- _REQUIREMENT_
Retype nothing but the lines from the start of the material up to and including the line with "const y120 = [0.03, 0.03, -0.45, -1.24, -1.89, -2.39, -2.39];". Pictures don't belong in the copy.

- _DATASET EXTRACT_
• • •

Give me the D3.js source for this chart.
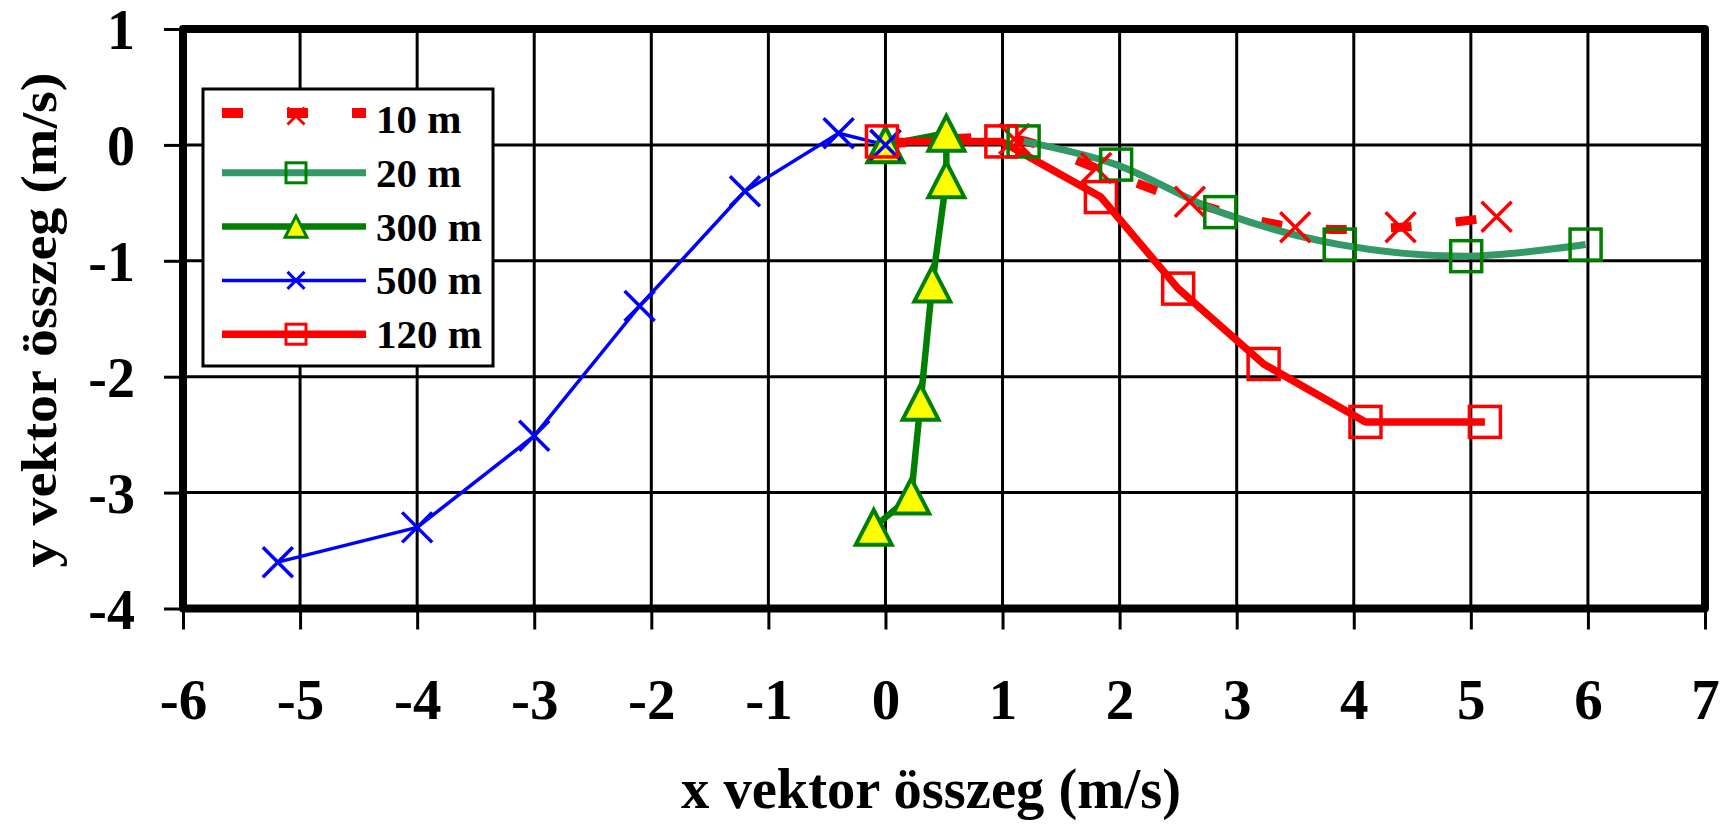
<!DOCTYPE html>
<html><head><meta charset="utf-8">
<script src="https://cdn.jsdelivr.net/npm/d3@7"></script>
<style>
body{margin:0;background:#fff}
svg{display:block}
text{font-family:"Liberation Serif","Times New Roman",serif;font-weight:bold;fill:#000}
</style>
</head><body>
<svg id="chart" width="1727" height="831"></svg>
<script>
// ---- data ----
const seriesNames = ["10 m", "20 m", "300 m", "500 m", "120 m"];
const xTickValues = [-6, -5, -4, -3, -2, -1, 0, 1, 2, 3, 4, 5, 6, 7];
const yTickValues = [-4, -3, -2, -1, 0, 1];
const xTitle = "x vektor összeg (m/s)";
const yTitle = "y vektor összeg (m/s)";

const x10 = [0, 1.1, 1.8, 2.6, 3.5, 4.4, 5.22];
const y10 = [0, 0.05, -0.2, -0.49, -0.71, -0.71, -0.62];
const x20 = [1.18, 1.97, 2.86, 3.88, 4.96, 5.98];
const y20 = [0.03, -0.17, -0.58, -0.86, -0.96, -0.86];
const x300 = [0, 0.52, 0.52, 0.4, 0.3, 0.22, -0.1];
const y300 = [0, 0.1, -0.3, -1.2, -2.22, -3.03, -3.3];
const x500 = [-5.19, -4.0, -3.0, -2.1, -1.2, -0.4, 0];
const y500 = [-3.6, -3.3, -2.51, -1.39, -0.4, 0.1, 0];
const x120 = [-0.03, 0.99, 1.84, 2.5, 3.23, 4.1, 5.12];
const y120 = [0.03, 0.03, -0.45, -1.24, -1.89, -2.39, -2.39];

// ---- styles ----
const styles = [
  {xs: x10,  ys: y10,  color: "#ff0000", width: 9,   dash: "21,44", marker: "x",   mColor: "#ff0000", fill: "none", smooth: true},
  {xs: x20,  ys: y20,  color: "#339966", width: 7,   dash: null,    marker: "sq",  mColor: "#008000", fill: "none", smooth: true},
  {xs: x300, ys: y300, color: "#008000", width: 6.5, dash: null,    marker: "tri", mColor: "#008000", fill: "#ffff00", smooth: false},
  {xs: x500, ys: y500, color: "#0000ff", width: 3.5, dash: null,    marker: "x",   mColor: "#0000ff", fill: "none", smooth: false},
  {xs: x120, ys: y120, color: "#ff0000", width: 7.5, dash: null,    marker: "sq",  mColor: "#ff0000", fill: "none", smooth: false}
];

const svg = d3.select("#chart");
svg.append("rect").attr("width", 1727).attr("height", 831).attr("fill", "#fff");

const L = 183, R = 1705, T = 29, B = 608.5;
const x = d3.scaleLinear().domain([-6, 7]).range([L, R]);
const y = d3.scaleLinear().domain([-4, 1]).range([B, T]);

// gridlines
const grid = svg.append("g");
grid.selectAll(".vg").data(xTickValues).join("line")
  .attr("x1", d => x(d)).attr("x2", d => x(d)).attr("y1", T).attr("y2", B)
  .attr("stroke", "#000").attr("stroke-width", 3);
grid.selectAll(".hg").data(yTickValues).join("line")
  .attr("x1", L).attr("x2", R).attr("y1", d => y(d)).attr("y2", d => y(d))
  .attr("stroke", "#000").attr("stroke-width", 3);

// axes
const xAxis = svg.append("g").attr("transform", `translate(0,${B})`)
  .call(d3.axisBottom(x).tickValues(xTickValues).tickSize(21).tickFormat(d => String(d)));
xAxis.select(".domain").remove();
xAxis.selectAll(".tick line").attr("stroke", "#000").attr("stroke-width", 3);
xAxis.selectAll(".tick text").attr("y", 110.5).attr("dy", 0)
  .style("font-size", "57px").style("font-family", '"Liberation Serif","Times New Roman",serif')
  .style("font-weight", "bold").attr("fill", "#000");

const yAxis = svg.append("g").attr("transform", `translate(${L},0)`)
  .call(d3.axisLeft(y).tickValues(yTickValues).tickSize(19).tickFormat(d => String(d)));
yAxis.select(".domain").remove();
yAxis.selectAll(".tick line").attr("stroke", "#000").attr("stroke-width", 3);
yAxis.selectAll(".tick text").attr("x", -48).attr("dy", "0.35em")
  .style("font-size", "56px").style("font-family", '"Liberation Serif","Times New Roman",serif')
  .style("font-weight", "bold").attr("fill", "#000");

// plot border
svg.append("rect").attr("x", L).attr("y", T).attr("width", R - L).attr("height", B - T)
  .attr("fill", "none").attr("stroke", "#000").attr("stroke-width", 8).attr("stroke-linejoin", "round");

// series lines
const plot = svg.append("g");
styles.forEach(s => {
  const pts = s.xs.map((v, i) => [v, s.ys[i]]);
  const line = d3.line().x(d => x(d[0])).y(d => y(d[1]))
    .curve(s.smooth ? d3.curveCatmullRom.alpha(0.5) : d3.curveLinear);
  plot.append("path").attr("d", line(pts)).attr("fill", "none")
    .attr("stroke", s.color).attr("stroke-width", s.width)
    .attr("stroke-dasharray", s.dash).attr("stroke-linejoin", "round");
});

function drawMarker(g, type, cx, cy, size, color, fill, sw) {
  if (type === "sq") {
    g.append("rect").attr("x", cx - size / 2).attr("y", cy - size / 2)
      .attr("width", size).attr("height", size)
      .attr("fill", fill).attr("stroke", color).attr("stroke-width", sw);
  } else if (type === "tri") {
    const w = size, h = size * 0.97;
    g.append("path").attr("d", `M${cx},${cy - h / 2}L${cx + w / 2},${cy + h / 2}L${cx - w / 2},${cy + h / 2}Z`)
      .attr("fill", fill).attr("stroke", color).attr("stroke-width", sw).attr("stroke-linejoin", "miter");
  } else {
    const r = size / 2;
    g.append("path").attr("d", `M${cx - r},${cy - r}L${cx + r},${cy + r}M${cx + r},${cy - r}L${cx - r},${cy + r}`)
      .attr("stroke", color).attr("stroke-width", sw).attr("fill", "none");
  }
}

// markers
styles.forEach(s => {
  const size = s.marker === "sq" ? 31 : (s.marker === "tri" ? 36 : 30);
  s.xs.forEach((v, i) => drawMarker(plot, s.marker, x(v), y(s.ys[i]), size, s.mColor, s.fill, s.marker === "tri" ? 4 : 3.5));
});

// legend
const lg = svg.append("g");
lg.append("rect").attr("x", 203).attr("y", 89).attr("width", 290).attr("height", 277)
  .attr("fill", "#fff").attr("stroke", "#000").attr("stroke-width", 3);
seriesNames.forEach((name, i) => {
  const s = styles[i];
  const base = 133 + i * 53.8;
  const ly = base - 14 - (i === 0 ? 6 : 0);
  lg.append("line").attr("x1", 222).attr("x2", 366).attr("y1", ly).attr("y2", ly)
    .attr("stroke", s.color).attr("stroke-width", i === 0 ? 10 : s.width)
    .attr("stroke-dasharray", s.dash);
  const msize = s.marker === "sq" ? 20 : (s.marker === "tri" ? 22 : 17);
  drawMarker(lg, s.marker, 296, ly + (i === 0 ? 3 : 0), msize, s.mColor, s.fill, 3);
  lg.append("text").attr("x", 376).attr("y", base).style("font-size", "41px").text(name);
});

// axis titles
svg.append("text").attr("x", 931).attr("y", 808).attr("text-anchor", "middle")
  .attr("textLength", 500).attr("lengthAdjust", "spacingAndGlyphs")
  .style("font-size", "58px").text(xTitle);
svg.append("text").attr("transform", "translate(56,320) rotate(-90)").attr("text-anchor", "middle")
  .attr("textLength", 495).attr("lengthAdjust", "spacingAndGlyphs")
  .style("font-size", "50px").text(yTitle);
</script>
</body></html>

• • •

- _WORKED SOLUTION_
Give me the D3.js source for this chart.
<!DOCTYPE html>
<html><head><meta charset="utf-8">
<script src="https://cdn.jsdelivr.net/npm/d3@7"></script>
<style>
body{margin:0;background:#fff}
svg{display:block}
text{font-family:"Liberation Serif","Times New Roman",serif;font-weight:bold;fill:#000}
</style>
</head><body>
<svg id="chart" width="1727" height="831"></svg>
<script>
// ---- data ----
const seriesNames = ["10 m", "20 m", "300 m", "500 m", "120 m"];
const xTickValues = [-6, -5, -4, -3, -2, -1, 0, 1, 2, 3, 4, 5, 6, 7];
const yTickValues = [-4, -3, -2, -1, 0, 1];
const xTitle = "x vektor összeg (m/s)";
const yTitle = "y vektor összeg (m/s)";

const x10 = [0, 1.1, 1.8, 2.6, 3.5, 4.4, 5.22];
const y10 = [0, 0.05, -0.2, -0.49, -0.71, -0.71, -0.62];
const x20 = [1.18, 1.97, 2.86, 3.88, 4.96, 5.98];
const y20 = [0.03, -0.17, -0.58, -0.86, -0.96, -0.86];
const x300 = [0, 0.52, 0.52, 0.4, 0.3, 0.22, -0.1];
const y300 = [0, 0.1, -0.3, -1.2, -2.22, -3.03, -3.3];
const x500 = [-5.19, -4.0, -3.0, -2.1, -1.2, -0.4, 0];
const y500 = [-3.6, -3.3, -2.51, -1.39, -0.4, 0.1, 0];
const x120 = [-0.03, 0.99, 1.84, 2.5, 3.23, 4.1, 5.12];
const y120 = [0.03, 0.03, -0.45, -1.24, -1.89, -2.39, -2.39];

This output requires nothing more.